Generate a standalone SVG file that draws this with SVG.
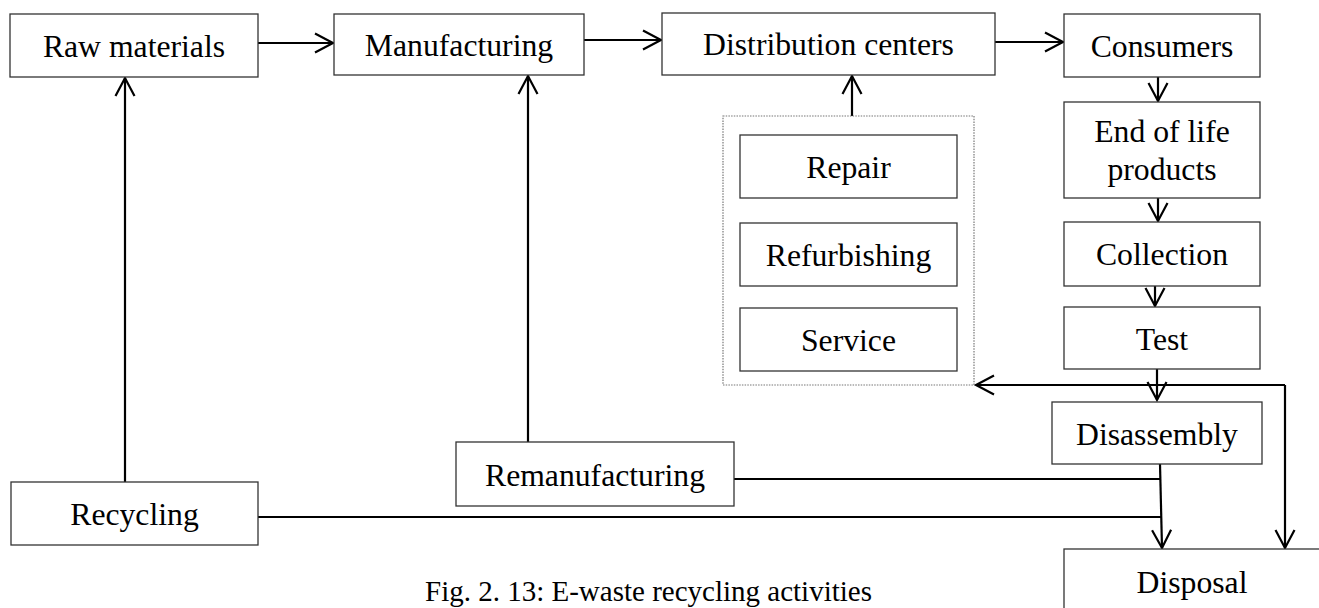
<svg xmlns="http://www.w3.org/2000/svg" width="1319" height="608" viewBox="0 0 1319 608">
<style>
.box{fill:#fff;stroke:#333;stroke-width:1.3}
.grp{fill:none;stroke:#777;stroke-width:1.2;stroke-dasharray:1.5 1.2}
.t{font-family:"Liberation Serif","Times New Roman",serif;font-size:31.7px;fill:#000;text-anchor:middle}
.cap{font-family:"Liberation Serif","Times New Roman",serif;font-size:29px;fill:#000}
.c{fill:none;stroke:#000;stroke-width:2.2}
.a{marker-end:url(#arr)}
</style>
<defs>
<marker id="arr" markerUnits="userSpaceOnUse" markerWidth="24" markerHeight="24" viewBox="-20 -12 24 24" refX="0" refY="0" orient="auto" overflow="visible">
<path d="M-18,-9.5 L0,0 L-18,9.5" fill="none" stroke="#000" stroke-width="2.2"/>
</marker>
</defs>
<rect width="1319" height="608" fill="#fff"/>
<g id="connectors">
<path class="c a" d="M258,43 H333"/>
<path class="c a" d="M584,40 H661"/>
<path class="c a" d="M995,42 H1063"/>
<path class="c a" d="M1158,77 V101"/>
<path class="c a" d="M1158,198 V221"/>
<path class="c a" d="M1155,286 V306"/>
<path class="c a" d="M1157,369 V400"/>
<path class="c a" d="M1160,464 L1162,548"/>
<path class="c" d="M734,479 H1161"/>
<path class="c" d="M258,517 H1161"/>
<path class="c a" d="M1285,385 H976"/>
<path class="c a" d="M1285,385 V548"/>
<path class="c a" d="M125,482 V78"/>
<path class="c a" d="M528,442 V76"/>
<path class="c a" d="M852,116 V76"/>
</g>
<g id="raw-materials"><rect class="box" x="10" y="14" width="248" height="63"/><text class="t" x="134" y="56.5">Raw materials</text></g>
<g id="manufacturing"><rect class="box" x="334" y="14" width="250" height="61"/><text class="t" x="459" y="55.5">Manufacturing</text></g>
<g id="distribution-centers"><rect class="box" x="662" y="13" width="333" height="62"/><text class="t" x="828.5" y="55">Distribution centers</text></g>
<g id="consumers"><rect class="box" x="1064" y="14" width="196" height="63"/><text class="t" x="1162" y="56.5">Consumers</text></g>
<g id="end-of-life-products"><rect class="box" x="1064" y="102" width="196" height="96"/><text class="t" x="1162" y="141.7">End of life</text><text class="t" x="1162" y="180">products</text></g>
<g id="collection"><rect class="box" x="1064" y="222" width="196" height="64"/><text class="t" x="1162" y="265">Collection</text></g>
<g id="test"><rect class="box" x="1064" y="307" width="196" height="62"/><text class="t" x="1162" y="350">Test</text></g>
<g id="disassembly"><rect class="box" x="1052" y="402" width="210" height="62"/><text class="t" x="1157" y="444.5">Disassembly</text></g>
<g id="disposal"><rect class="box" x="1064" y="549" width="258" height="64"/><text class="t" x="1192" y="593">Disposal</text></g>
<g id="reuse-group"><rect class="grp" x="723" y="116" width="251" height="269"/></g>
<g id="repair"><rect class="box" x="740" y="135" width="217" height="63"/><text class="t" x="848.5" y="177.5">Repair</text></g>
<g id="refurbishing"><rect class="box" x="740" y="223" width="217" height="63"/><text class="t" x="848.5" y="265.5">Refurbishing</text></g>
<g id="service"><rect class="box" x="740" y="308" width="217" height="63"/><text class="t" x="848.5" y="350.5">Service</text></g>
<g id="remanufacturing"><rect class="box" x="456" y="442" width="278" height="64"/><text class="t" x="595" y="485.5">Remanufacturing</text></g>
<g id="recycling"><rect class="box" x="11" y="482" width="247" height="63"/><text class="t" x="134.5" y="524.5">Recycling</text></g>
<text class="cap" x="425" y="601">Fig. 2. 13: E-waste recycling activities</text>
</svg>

========================================================================

▸ **OBJECTIVE**: Omit the pictures, and quote the material above exactly as given.

▸ **FINISHED ANSWER**:
Generate a standalone SVG file that draws this with SVG.
<svg xmlns="http://www.w3.org/2000/svg" width="1319" height="608" viewBox="0 0 1319 608">
<style>
.box{fill:#fff;stroke:#333;stroke-width:1.3}
.grp{fill:none;stroke:#777;stroke-width:1.2;stroke-dasharray:1.5 1.2}
.t{font-family:"Liberation Serif","Times New Roman",serif;font-size:31.7px;fill:#000;text-anchor:middle}
.cap{font-family:"Liberation Serif","Times New Roman",serif;font-size:29px;fill:#000}
.c{fill:none;stroke:#000;stroke-width:2.2}
.a{marker-end:url(#arr)}
</style>
<defs>
<marker id="arr" markerUnits="userSpaceOnUse" markerWidth="24" markerHeight="24" viewBox="-20 -12 24 24" refX="0" refY="0" orient="auto" overflow="visible">
<path d="M-18,-9.5 L0,0 L-18,9.5" fill="none" stroke="#000" stroke-width="2.2"/>
</marker>
</defs>
<rect width="1319" height="608" fill="#fff"/>
<g id="connectors">
<path class="c a" d="M258,43 H333"/>
<path class="c a" d="M584,40 H661"/>
<path class="c a" d="M995,42 H1063"/>
<path class="c a" d="M1158,77 V101"/>
<path class="c a" d="M1158,198 V221"/>
<path class="c a" d="M1155,286 V306"/>
<path class="c a" d="M1157,369 V400"/>
<path class="c a" d="M1160,464 L1162,548"/>
<path class="c" d="M734,479 H1161"/>
<path class="c" d="M258,517 H1161"/>
<path class="c a" d="M1285,385 H976"/>
<path class="c a" d="M1285,385 V548"/>
<path class="c a" d="M125,482 V78"/>
<path class="c a" d="M528,442 V76"/>
<path class="c a" d="M852,116 V76"/>
</g>
<g id="raw-materials"><rect class="box" x="10" y="14" width="248" height="63"/><text class="t" x="134" y="56.5">Raw materials</text></g>
<g id="manufacturing"><rect class="box" x="334" y="14" width="250" height="61"/><text class="t" x="459" y="55.5">Manufacturing</text></g>
<g id="distribution-centers"><rect class="box" x="662" y="13" width="333" height="62"/><text class="t" x="828.5" y="55">Distribution centers</text></g>
<g id="consumers"><rect class="box" x="1064" y="14" width="196" height="63"/><text class="t" x="1162" y="56.5">Consumers</text></g>
<g id="end-of-life-products"><rect class="box" x="1064" y="102" width="196" height="96"/><text class="t" x="1162" y="141.7">End of life</text><text class="t" x="1162" y="180">products</text></g>
<g id="collection"><rect class="box" x="1064" y="222" width="196" height="64"/><text class="t" x="1162" y="265">Collection</text></g>
<g id="test"><rect class="box" x="1064" y="307" width="196" height="62"/><text class="t" x="1162" y="350">Test</text></g>
<g id="disassembly"><rect class="box" x="1052" y="402" width="210" height="62"/><text class="t" x="1157" y="444.5">Disassembly</text></g>
<g id="disposal"><rect class="box" x="1064" y="549" width="258" height="64"/><text class="t" x="1192" y="593">Disposal</text></g>
<g id="reuse-group"><rect class="grp" x="723" y="116" width="251" height="269"/></g>
<g id="repair"><rect class="box" x="740" y="135" width="217" height="63"/><text class="t" x="848.5" y="177.5">Repair</text></g>
<g id="refurbishing"><rect class="box" x="740" y="223" width="217" height="63"/><text class="t" x="848.5" y="265.5">Refurbishing</text></g>
<g id="service"><rect class="box" x="740" y="308" width="217" height="63"/><text class="t" x="848.5" y="350.5">Service</text></g>
<g id="remanufacturing"><rect class="box" x="456" y="442" width="278" height="64"/><text class="t" x="595" y="485.5">Remanufacturing</text></g>
<g id="recycling"><rect class="box" x="11" y="482" width="247" height="63"/><text class="t" x="134.5" y="524.5">Recycling</text></g>
<text class="cap" x="425" y="601">Fig. 2. 13: E-waste recycling activities</text>
</svg>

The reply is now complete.